Gérard bought a wide mix of players to Anfield: Milan Baroš, Luis García, Šmicer and Hamann, who did a fine job for him. I could see a pattern emerging in Gérard’s recruiting. Under Benítez I could observe no such strategy. Players came and went. There was a time when I looked at his first XI and felt they were the most unimaginative Liverpool side I ever went up against. In one game against us, he played Javier Mascherano in central midfield and had his back four, as usual, but played Steven Gerrard wide left, with Alberto Aquilani off the front. He took Dirk Kuyt off and put Ryan Babel on the left, moving Gerrard to the right. The three played in a pack through the middle. Babel was on as an outside-left but not once did he work the touchline. I can’t know what his orders were, but on the bench I remember saying it was a good time to bring him on, wide left, against Gary Neville. I told Scholes: warn Gary to concentrate. But Liverpool played with hardly any width at all.
Apparently Benítez came to our training ground as a guest of Steve McClaren, but I don’t remember meeting him.
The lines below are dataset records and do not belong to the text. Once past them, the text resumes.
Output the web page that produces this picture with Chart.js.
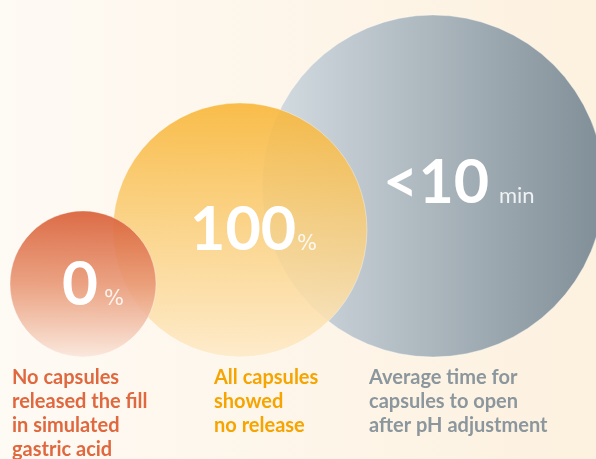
<!DOCTYPE html>
<html lang="en">
<head>
    <meta charset="UTF-8">
    <title>Capsule release</title>
    <script src="https://cdn.jsdelivr.net/npm/chart.js@4.4.0/dist/chart.umd.min.js"></script>
    <style>
        html, body { margin: 0; padding: 0; background: #fdf7ee; }
        #wrap { width: 596px; height: 459px; }
    </style>
</head>
<body>
    <div id="wrap"><canvas id="bubbles" width="596" height="459"></canvas></div>

    <script>
        // Data
        const categories = ['No capsules released the fill in simulated gastric acid',
                            'All capsules showed no release',
                            'Average time for capsules to open after pH adjustment'];
        const values = ['0', '100', '<10'];
        const units = ['%', '%', 'min'];
        const labelLines = [
            ['No capsules', 'released the fill', 'in simulated', 'gastric acid'],
            ['All capsules', 'showed', 'no release'],
            ['Average time for', 'capsules to open', 'after pH adjustment']
        ];

        // Layout (scale units == canvas pixels), drawn back to front
        const order = [2, 1, 0];
        const centerX = [83, 240, 433];
        const centerY = [284, 230, 186];
        const radius = [73, 127, 171];

        const textColors = ['#e0683f', '#f5a400', '#8b969d'];

        function fillFor(ctx) {
            const chart = ctx.chart;
            if (!chart.chartArea) return 'transparent';
            const i = ctx.raw ? ctx.raw.idx : 0;
            const c = chart.ctx;
            const xs = chart.scales.x, ys = chart.scales.y;
            const px = xs.getPixelForValue(centerX[i]);
            const py = ys.getPixelForValue(centerY[i]);
            const r = radius[i];
            let g;
            if (i === 0) {
                g = c.createLinearGradient(0, py - r, 0, py + r);
                g.addColorStop(0, 'rgba(217,96,56,0.92)');
                g.addColorStop(0.5, 'rgba(232,150,115,0.88)');
                g.addColorStop(1, 'rgba(250,230,218,0.9)');
            } else if (i === 1) {
                g = c.createLinearGradient(0, py - r, 0, py + r);
                g.addColorStop(0, 'rgba(248,182,56,0.9)');
                g.addColorStop(0.5, 'rgba(250,207,124,0.85)');
                g.addColorStop(1, 'rgba(254,234,200,0.9)');
            } else {
                g = c.createLinearGradient(px - r, 0, px + r, 0);
                g.addColorStop(0, '#d6dee3');
                g.addColorStop(1, '#808e97');
            }
            return g;
        }

        const points = order.map(i => ({ x: centerX[i], y: centerY[i], r: radius[i], idx: i }));

        const background = {
            id: 'background',
            beforeDraw(chart) {
                const c = chart.ctx;
                const g = c.createLinearGradient(0, 0, chart.width, 0);
                g.addColorStop(0, '#fefaf4');
                g.addColorStop(1, '#fdf1df');
                c.save();
                c.fillStyle = g;
                c.fillRect(0, 0, chart.width, chart.height);
                c.restore();
            }
        };

        const texts = {
            id: 'texts',
            afterDatasetsDraw(chart) {
                const c = chart.ctx;
                const meta = chart.getDatasetMeta(0);
                const bigSize = [62, 61, 61];
                const unitFont = ['21px "DejaVu Sans"', '21px "DejaVu Sans"', '22px Lato'];
                const baseOffset = [21, 20, 17];
                const leftOffset = [-21, -50, -50];
                const unitOffset = [21, 57, 66];
                c.save();
                c.textBaseline = 'alphabetic';
                c.textAlign = 'left';
                meta.data.forEach((el, k) => {
                    const i = points[k].idx;
                    const base = el.y + baseOffset[i];
                    c.fillStyle = '#ffffff';
                    c.font = 'bold ' + bigSize[i] + 'px Lato';
                    c.fillText(values[i], el.x + leftOffset[i], base);
                    c.globalAlpha = 0.85;
                    c.font = unitFont[i];
                    c.fillText(units[i], el.x + unitOffset[i], base);
                    c.globalAlpha = 1;
                });
                // captions under the circles
                const captionX = [12, 214, 369];
                c.font = 'bold 20px Lato';
                labelLines.forEach((lines, i) => {
                    c.fillStyle = textColors[i];
                    lines.forEach((t, j) => {
                        c.fillText(t, captionX[i], 384 + j * 24);
                    });
                });
                c.restore();
            }
        };

        new Chart(document.getElementById('bubbles'), {
            type: 'bubble',
            data: {
                datasets: [{
                    label: 'Capsule results',
                    data: points,
                    backgroundColor: fillFor,
                    borderColor: 'rgba(255,255,255,0.35)',
                    borderWidth: 1
                }]
            },
            options: {
                responsive: false,
                animation: false,
                events: [],
                layout: { padding: 0, autoPadding: false },
                plugins: {
                    legend: { display: false },
                    tooltip: { enabled: false }
                },
                scales: {
                    x: { type: 'linear', min: 0, max: 596, display: false },
                    y: { type: 'linear', min: 0, max: 459, reverse: true, display: false }
                },
                clip: false
            },
            plugins: [background, texts]
        });
    </script>
</body>
</html>
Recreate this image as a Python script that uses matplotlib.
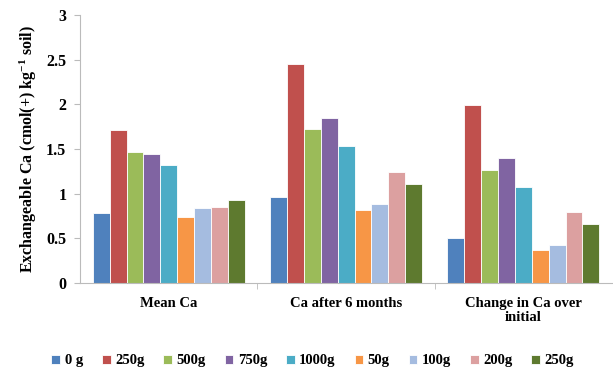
import matplotlib.pyplot as plt
import numpy as np

plt.rcParams['font.family'] = 'Liberation Serif'
plt.rcParams['font.weight'] = 'bold'
plt.rcParams['axes.labelweight'] = 'bold'
plt.rcParams['mathtext.fontset'] = 'custom'
plt.rcParams['mathtext.rm'] = 'Liberation Serif:bold'
plt.rcParams['mathtext.it'] = 'Liberation Serif:bold'
plt.rcParams['mathtext.default'] = 'rm'

categories = ['Mean Ca', 'Ca after 6 months', 'Change in Ca over\ninitial']
series_names = ['0 g', '250g', '500g', '750g', '1000g', '50g', '100g', '200g', '250g']
mean_ca = [0.78, 1.71, 1.47, 1.45, 1.32, 0.74, 0.84, 0.85, 0.93]
ca_6_months = [0.96, 2.45, 1.72, 1.85, 1.53, 0.82, 0.89, 1.24, 1.11]
change_ca = [0.50, 1.99, 1.27, 1.40, 1.07, 0.37, 0.43, 0.80, 0.66]
COLORS = ['#4F81BD', '#C0504D', '#9BBB59', '#8064A2', '#4BACC6',
          '#F79646', '#A5BCE0', '#DCA0A0', '#5E7A2F']

values = np.array([mean_ca, ca_6_months, change_ca])

fig = plt.figure(figsize=(6.13, 3.74), dpi=100)
ax = fig.add_axes([0.131, 0.243, 0.867, 0.717])

n = len(series_names)
group_w = 0.86
bar_w = group_w / n
x = np.arange(len(categories))
for i in range(n):
    ax.bar(x - group_w / 2 + bar_w * (i + 0.5), values[:, i], width=bar_w,
           color=COLORS[i], edgecolor='white', linewidth=0.6, label=series_names[i])

ax.set_xlim(-0.5, len(categories) - 0.5)
ax.set_ylim(0, 3)
ax.set_yticks([0, 0.5, 1, 1.5, 2, 2.5, 3])
ax.set_yticklabels(['0', '0.5', '1', '1.5', '2', '2.5', '3'], fontsize=11.5)
ax.set_xticks(x)
ax.set_xticklabels(categories, fontsize=10.5, linespacing=1.1)
ax.set_xticks([0.5, 1.5], minor=True)
ax.tick_params(axis='x', which='major', length=0, pad=10)
ax.tick_params(axis='x', which='minor', length=4, color='#BBBBBB')
ax.tick_params(axis='y', length=4, color='#BBBBBB', pad=6)

for s in ['top', 'right']:
    ax.spines[s].set_visible(False)
for s in ['left', 'bottom']:
    ax.spines[s].set_color('#BBBBBB')

ax.set_ylabel(r'Exchangeable Ca (cmol(+) kg$^{-1}$ soil)', fontsize=11.5,
              fontweight='bold', labelpad=5)

fig.legend(loc='center', bbox_to_anchor=(0.51, 0.035), ncol=9, frameon=False,
           fontsize=10.5, handlelength=0.6, handleheight=0.6, handletextpad=0.3,
           columnspacing=1.3)

fig.savefig('out.png', dpi=100)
We received lots of visits from overseas coaches and it was hard to keep track of them all. We had people from China and Malta and groups of three and four from Scandinavian countries. There was also a steady flow of other sportsmen: the Australia cricket team, NBA players, Michael Johnson, Usain Bolt. Johnson, who runs a spring training programme in Texas, impressed me with his knowledge.
Soon after Benítez arrived, I attended a Liverpool game and he and his wife invited me in for a drink. So far, so good. But our relationship frayed. The mistake he made was to turn our rivalry personal. Once you made it personal, you had no chance, because I could wait. I had success on my side. Benítez was striving for trophies while also taking me on. That was unwise.
On the day he produced his famous list of ‘facts’ detailing my influence over referees, we received a tip-off that Liverpool would stage-manage a question that would enable Benítez to go on the attack. That’s not unusual in football. I had been known to plant a question myself. Put it this way, our press office had warned me, ‘We think Benítez is going to have a go at you today.’